This editorial appears in the November 11, 2022 issue of Executive Intelligence Review.
EDITORIAL
What Is the Federal Reserve Up To?
[Print version of this editorial]
Nov. 3—When Federal Reserve chair Jerome Powell gave his press conference Nov. 2, the Fed having just raised its Federal funds target rate by 0.75% to the range of 3.75-4%, he blew away the supposedly “crucial” question of whether the Fed would match that increase again in December, or would make the much-desired “pivot” to a mere 0.5% increase to end the year. This obsession of those who live and die by the stock market was swept away, when Powell said, in effect, that the Federal Open Market Committee was planning to keep raising rates steadily into 2023, with no “pause” yet in sight.
What’s being accomplished by this? Certainly not the control of inflation. The Federal Reserve governors have plenty of data, and they know full well that the costs of all forms of credit continue to run away. Credit cards bear an all-time record average interest rate of 24%. The average auto loan for a new car, according to Edmunds.com, is now up to 6.3%, on an average price of $40,438 (that’s a $1,000/month payment); the average used car loan has an interest rate of 10.33%.

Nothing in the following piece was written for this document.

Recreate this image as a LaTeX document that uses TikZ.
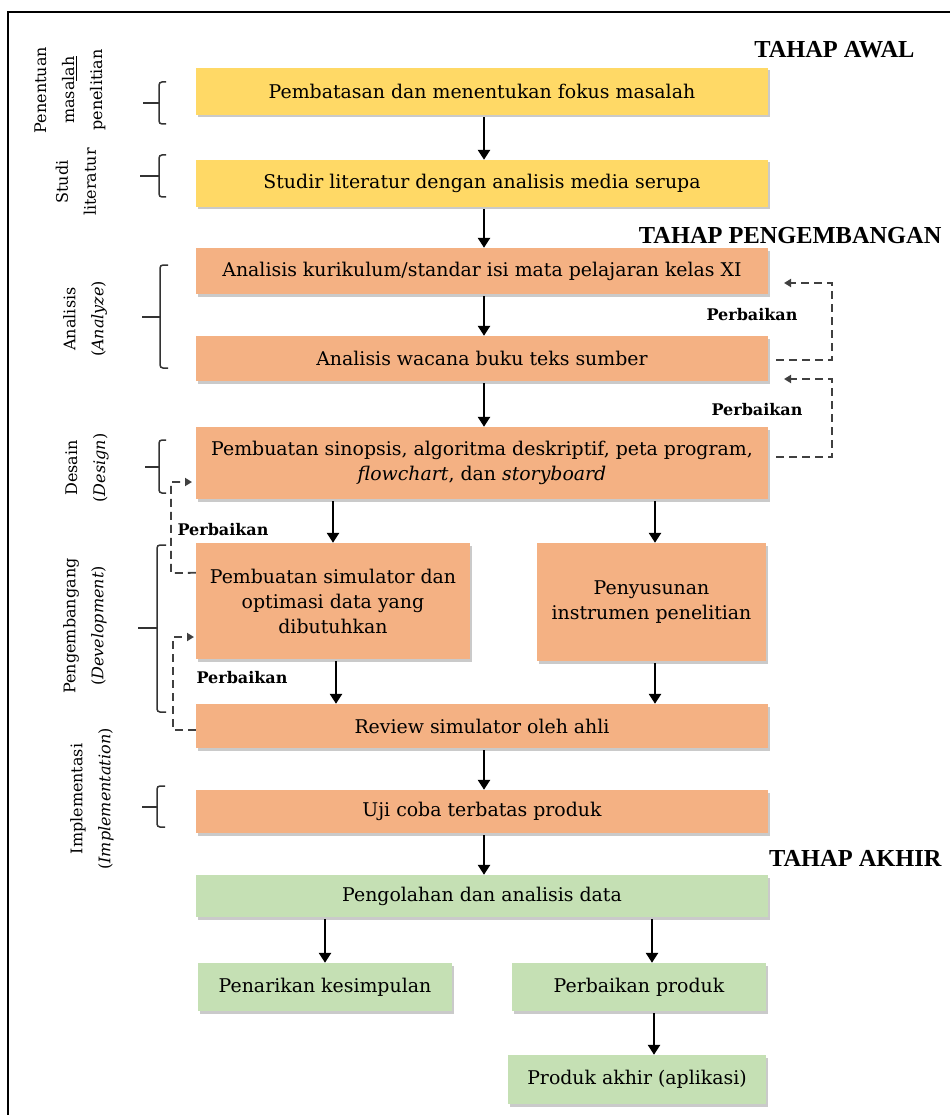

The average 30-year fixed mortgage bore a rate of 7.13% at the end of October compared to 3% in the early Spring, dealing a knockout punch to the real estate market. While none of these costs are counted as “inflation” in the Consumer Price Index, the great majority of Americans continue to suffer loss of real income from them. Business lending for smaller and medium-sized companies, much of it tied to the 2-year Treasury note rate which has more than doubled, have gotten far more expensive, and capital spending has suffered, along with labor productivity which is at rock bottom.
So no, the Fed is not “controlling” services inflation by raising rates this way, but the opposite.
What, then, goods inflation? Here there is chaos. Producer goods and factory goods are still inflating rapidly; energy product prices are either dropping dramatically due to austerity (declining use) and lack of refining capacity (natural gas, gasoline) or spiking upwards due to shortages (diesel fuel). Food products are still inflating strongly, except that grocery chains are marking them sharply down because they know their customers are broke from inflation! Walmart is offering “everything for Thanksgiving at last year’s prices,” for example.
So, runaway inflation combined with simultaneous deflation. EIR forecast it a couple of months ago.
The one thing the Federal Reserve is doing quite effectively by steadily and rapidly raising rates, is seldom talked about in media commentary: Currency warfare against nearly all currencies, developing sector nations’ currencies with most devastating effect; and one foreign currency in particular—China’s renminbi. The economic war now being openly waged by the Biden Administration against China’s advanced technology capabilities, begs the question of the Federal Reserve waging currency war against the renminbi, or yuan. At the same time as the yuan has risen quickly to 7% of all exchange transactions worldwide and is about to supplant the British pound as the fourth-most widely used currency, the “strong dollar” has driven it down from 6.3 to near 7.3 to the dollar.
The target of this currency warfare is the possibility of a new multinational trading system emerging—and a credit system of multinational banks for project lending at low rates—with the renminbi in a reserve currency role. This would be the one beneficial miracle which could arise out of the terrible NATO vs. Russia war, the use of the dollar as a weapon to seize nations’ assets, and the sanctions beat-down of economic activity across Eurasia. A stronger yuan increases China’s capacity to contribute credit for project investments to such a new system; a weaker yuan reduces it, and raises the need for tighter capital controls to prevent capital flight into speculative investments.
Jerome Powell’s announcement Nov. 1 that the Fed would go “higher for longer,” as Wall Street calls it, promised a continued U.S. Treasury and Federal Reserve war against that potential.